Places such as Tacoma lurch from one fad to another – what one analyst dubbed the economic development panacea du jour.
Yet no matter what they do, it is never enough for the politicians who promise jobs or for the Chamber of Commerce types who need someone to blame for their own lack of success.
Like baseball managers who don’t win every year, the economic development folks are the first to get fired. The alternative to blaming the director is to admit that there are no magic beans to grow jobs.
Last week, Tacoma sacked its economic development director, Ryan Petty. It was his second tour trying to fire up the city’s private sector; the first was with the Economic Development Board. In between he was president of the Rockford, Ill., Chamber of Commerce.
But this isn’t really about Petty. It’s about whether local governments can do much to move the economy in the first place or whether factors outside the control of politicians and bureaucrats are in charge.
Might they be better off sticking with the basics of providing infrastructure, public safety, parks and libraries, good schools and colleges? Might it be better to practice good government that might lead to lower taxes and better services for all, not just the chosen sectors?

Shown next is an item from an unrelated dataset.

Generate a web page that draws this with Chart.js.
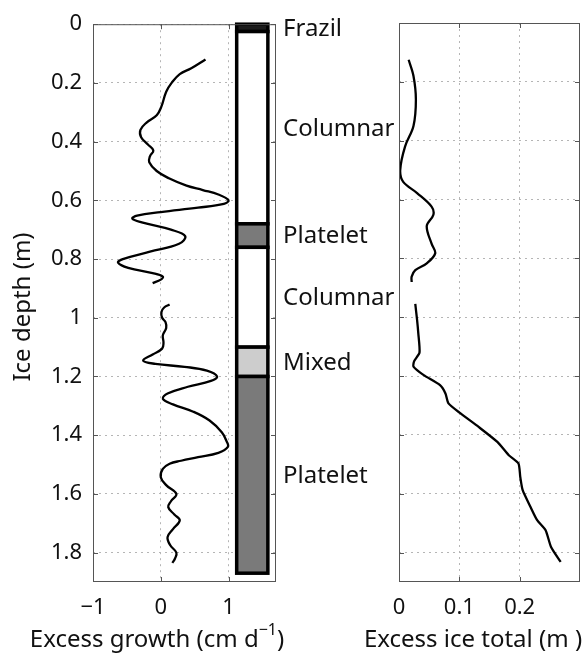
<!DOCTYPE html>
<html>
<head>
<meta charset="utf-8">
<script src="https://cdn.jsdelivr.net/npm/chart.js@4.4.1/dist/chart.umd.min.js"></script>
<style>
  html, body { margin: 0; padding: 0; background: #fff; }
  #wrap { position: relative; width: 583px; height: 653px; overflow: hidden; }
  #left { position: absolute; left: 0; top: 0; width: 398px; height: 653px; }
  #right { position: absolute; left: 350px; top: 0; width: 233px; height: 653px; }
</style>
</head>
<body>
<div id="wrap">
  <canvas id="left" width="398" height="653"></canvas>
  <canvas id="right" width="233" height="653"></canvas>
</div>
<script>
// excess growth (cm/d) vs depth (m), two measured sections
const growthDepthA = [0.12, 0.15, 0.17, 0.20, 0.23, 0.28, 0.31, 0.335, 0.36, 0.385, 0.41, 0.43, 0.45, 0.47, 0.50, 0.525, 0.55, 0.565, 0.58, 0.60, 0.612, 0.625, 0.64, 0.652, 0.662, 0.675, 0.70, 0.722, 0.748, 0.775, 0.80, 0.812, 0.83, 0.848, 0.86, 0.87, 0.882];
const growthA      = [0.66, 0.45, 0.28, 0.16, 0.08, 0.01, -0.06, -0.21, -0.30, -0.29, -0.19, -0.11, -0.16, -0.17, -0.06, 0.12, 0.38, 0.62, 0.85, 1.0, 0.93, 0.55, 0.0, -0.35, -0.42, -0.28, 0.15, 0.36, 0.27, -0.16, -0.56, -0.63, -0.48, -0.12, 0.03, 0.0, -0.12];
const growthDepthB = [0.955, 0.965, 0.98, 1.0, 1.015, 1.035, 1.06, 1.085, 1.105, 1.125, 1.146, 1.157, 1.167, 1.18, 1.20, 1.215, 1.235, 1.258, 1.276, 1.295, 1.32, 1.35, 1.39, 1.42, 1.44, 1.46, 1.475, 1.487, 1.497, 1.515, 1.543, 1.57, 1.60, 1.625, 1.645, 1.67, 1.69, 1.72, 1.747, 1.775, 1.80, 1.82, 1.835];
const growthB      = [0.13, 0.05, 0.01, 0.02, 0.07, 0.08, 0.03, 0.04, 0.02, -0.12, -0.26, -0.08, 0.35, 0.68, 0.83, 0.74, 0.40, 0.10, 0.03, 0.18, 0.48, 0.72, 0.90, 0.97, 0.99, 0.85, 0.55, 0.30, 0.13, 0.03, 0.0, 0.08, 0.23, 0.15, 0.11, 0.20, 0.28, 0.18, 0.10, 0.14, 0.23, 0.21, 0.17];

// excess ice total (m) vs depth (m)
const iceDepthA = [0.125, 0.18, 0.26, 0.35, 0.42, 0.50, 0.54, 0.578, 0.624, 0.652, 0.69, 0.75, 0.783, 0.817, 0.84, 0.862, 0.88];
const iceA      = [0.016, 0.024, 0.028, 0.024, 0.010, 0.002, 0.007, 0.030, 0.054, 0.057, 0.046, 0.054, 0.060, 0.046, 0.027, 0.021, 0.021];
const iceDepthB = [0.955, 1.01, 1.055, 1.12, 1.15, 1.168, 1.197, 1.231, 1.259, 1.293, 1.327, 1.373, 1.424, 1.469, 1.497, 1.543, 1.588, 1.645, 1.69, 1.724, 1.781, 1.832];
const iceB      = [0.027, 0.030, 0.032, 0.034, 0.025, 0.024, 0.041, 0.068, 0.077, 0.082, 0.102, 0.132, 0.163, 0.182, 0.198, 0.201, 0.205, 0.218, 0.229, 0.243, 0.252, 0.268];

// ice texture layers
const layerName   = ["Frazil", "Columnar", "Platelet", "Columnar", "Mixed", "Platelet"];
const layerTop    = [0, 0.025, 0.68, 0.76, 1.10, 1.20];
const layerBottom = [0.025, 0.68, 0.76, 1.10, 1.20, 1.87];

const depthTicks = [0, 0.2, 0.4, 0.6, 0.8, 1, 1.2, 1.4, 1.6, 1.8];
const growthTicks = [-1, 0, 1];
const iceTicks = [0, 0.1, 0.2];

const texColor = { Frazil: "#1c1c1c", Columnar: "#ffffff", Platelet: "#7a7a7a", Mixed: "#cdcdcd" };
const FONT = '"Noto Sans", "DejaVu Sans", sans-serif';

function pts(ys, xs) {
  return ys.map((d, i) => ({ x: xs[i], y: d }));
}
function fmt(v) {
  return String(v).replace("-", "\u2212");
}

// box round the plot with little inward ticks, like matlab
function frameAndTicks(chart, xt, yt) {
  const { ctx, chartArea: a, scales: { x, y } } = chart;
  ctx.save();
  ctx.strokeStyle = "#555";
  ctx.lineWidth = 1;
  ctx.strokeRect(a.left + 0.5, a.top + 0.5, a.width - 1, a.height - 1);
  ctx.beginPath();
  xt.forEach(v => {
    const px = Math.round(x.getPixelForValue(v)) + 0.5;
    ctx.moveTo(px, a.bottom); ctx.lineTo(px, a.bottom - 5);
    ctx.moveTo(px, a.top); ctx.lineTo(px, a.top + 5);
  });
  yt.forEach(v => {
    const py = Math.round(y.getPixelForValue(v)) + 0.5;
    ctx.moveTo(a.left, py); ctx.lineTo(a.left + 5, py);
    ctx.moveTo(a.right, py); ctx.lineTo(a.right - 5, py);
  });
  ctx.stroke();
  ctx.restore();
}

function xTitle(ctx, cx, base, main, sup, tail) {
  ctx.save();
  ctx.fillStyle = "#111";
  ctx.textBaseline = "alphabetic";
  ctx.textAlign = "left";
  const big = "24px " + FONT, small = "16px " + FONT;
  ctx.font = big;
  const w1 = ctx.measureText(main).width;
  const w3 = tail ? ctx.measureText(tail).width : 0;
  ctx.font = small;
  const w2 = sup ? ctx.measureText(sup).width : 0;
  let x0 = cx - (w1 + w2 + w3) / 2;
  ctx.font = big;
  ctx.fillText(main, x0, base);
  if (sup) {
    ctx.font = small;
    ctx.fillText(sup, x0 + w1, base - 12);
  }
  if (tail) {
    ctx.font = big;
    ctx.fillText(tail, x0 + w1 + w2, base);
  }
  ctx.restore();
}

const leftDeco = {
  id: "leftDeco",
  afterDatasetsDraw(chart) {
    const { ctx, chartArea: a, scales: { x, y } } = chart;
    const x0 = x.getPixelForValue(1.12), x1 = x.getPixelForValue(1.58);
    ctx.save();
    ctx.strokeStyle = "#000";
    ctx.lineWidth = 3.5;
    layerName.forEach((n, i) => {
      const y0 = y.getPixelForValue(layerTop[i]), y1 = y.getPixelForValue(layerBottom[i]);
      ctx.fillStyle = texColor[n];
      ctx.fillRect(x0, y0, x1 - x0, y1 - y0);
      ctx.strokeRect(x0, y0, x1 - x0, y1 - y0);
    });
    ctx.fillStyle = "#111";
    ctx.font = "24px " + FONT;
    ctx.textBaseline = "middle";
    ctx.textAlign = "left";
    layerName.forEach((n, i) => {
      const mid = (layerTop[i] + layerBottom[i]) / 2;
      ctx.fillText(n, a.right + 7, y.getPixelForValue(mid) + 1);
    });
    ctx.restore();
  },
  afterDraw(chart) {
    const ctx = chart.ctx;
    frameAndTicks(chart, growthTicks, depthTicks);
    ctx.save();
    ctx.translate(23, 307);
    ctx.rotate(-Math.PI / 2);
    ctx.fillStyle = "#111";
    ctx.font = "24px " + FONT;
    ctx.textAlign = "center";
    ctx.textBaseline = "middle";
    ctx.fillText("Ice depth (m)", 0, 0);
    ctx.restore();
    xTitle(ctx, 157, 647, "Excess growth (cm d", "\u22121", ")");
  }
};

const rightDeco = {
  id: "rightDeco",
  afterDraw(chart) {
    frameAndTicks(chart, iceTicks, depthTicks);
    xTitle(chart.ctx, 123, 647, "Excess ice total (m )", "", "");
  }
};

function depthAxis(showLabels, width) {
  return {
    type: "linear",
    min: 0,
    max: 1.9,
    reverse: true,
    afterBuildTicks: s => { s.ticks = depthTicks.map(v => ({ value: v })); },
    afterFit: s => { s.width = width; },
    grid: { color: "#b5b5b5", drawTicks: false, lineWidth: 1 },
    border: { display: false, dash: [2, 4] },
    ticks: { display: showLabels, padding: 11, color: "#111", font: { family: FONT, size: 22 }, callback: v => fmt(v) }
  };
}

function valueAxis(min, max, tickVals) {
  return {
    type: "linear",
    min: min,
    max: max,
    afterBuildTicks: s => { s.ticks = tickVals.map(v => ({ value: v })); },
    afterFit: s => { s.height = 71; },
    grid: { color: "#b5b5b5", drawTicks: false, lineWidth: 1 },
    border: { display: false, dash: [2, 4] },
    ticks: { padding: 13, maxRotation: 0, color: "#111", font: { family: FONT, size: 22 }, callback: v => fmt(v) }
  };
}

const lineStyle = { borderColor: "#000", borderWidth: 2.3, pointRadius: 0, showLine: true, fill: false };

new Chart(document.getElementById("left"), {
  type: "scatter",
  data: {
    datasets: [
      { ...lineStyle, data: pts(growthDepthA, growthA), tension: 0.4 },
      { ...lineStyle, data: pts(growthDepthB, growthB), tension: 0.4 }
    ]
  },
  options: {
    responsive: false,
    animation: false,
    layout: { padding: { left: 0, top: 23, right: 122, bottom: 0 } },
    plugins: { legend: { display: false }, tooltip: { enabled: false } },
    scales: {
      x: valueAxis(-1, 1.7, growthTicks),
      y: depthAxis(true, 93)
    }
  },
  plugins: [leftDeco]
});

new Chart(document.getElementById("right"), {
  type: "scatter",
  data: {
    datasets: [
      { ...lineStyle, data: pts(iceDepthA, iceA), tension: 0.35 },
      { ...lineStyle, data: pts(iceDepthB, iceB), tension: 0.2 }
    ]
  },
  options: {
    responsive: false,
    animation: false,
    layout: { padding: { left: 0, top: 23, right: 3, bottom: 0 } },
    plugins: { legend: { display: false }, tooltip: { enabled: false } },
    scales: {
      x: valueAxis(0, 0.3, iceTicks),
      y: depthAxis(false, 49)
    }
  },
  plugins: [rightDeco]
});
</script>
</body>
</html>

Even if government has a role in jump-starting a flatlining city, at what point does it get out of the way and let – no, force – the private sector to stand on its own?
No one can accuse Tacoma of not trying. And the city – especially the downtown – looks better and gets more use than it did in the trough of decline in the 1970s. It is good to know that several hundred million in tax dollars can still make a difference.
But the efforts have not yet transformed Tacoma. And the investments that have helped most are those that first benefited current residents – the theaters, the museums, the Esplanade, the University of Washington Tacoma.
As Danish architect and urban-spaces designer Lars Gemzoe told Tacoma residents in 2008, “If you can make something great for yourself, these are things generally tourists will like to see.”
Tacoma is not unique. Lots of cities and counties across the country are trying the same things, competing for the same investments, hoping for the same revival. Most have gone through the same or similar list of panaceas. And each is run by a cheerful optimist like Ryan Petty who keeps plugging away when most humans would become discouraged.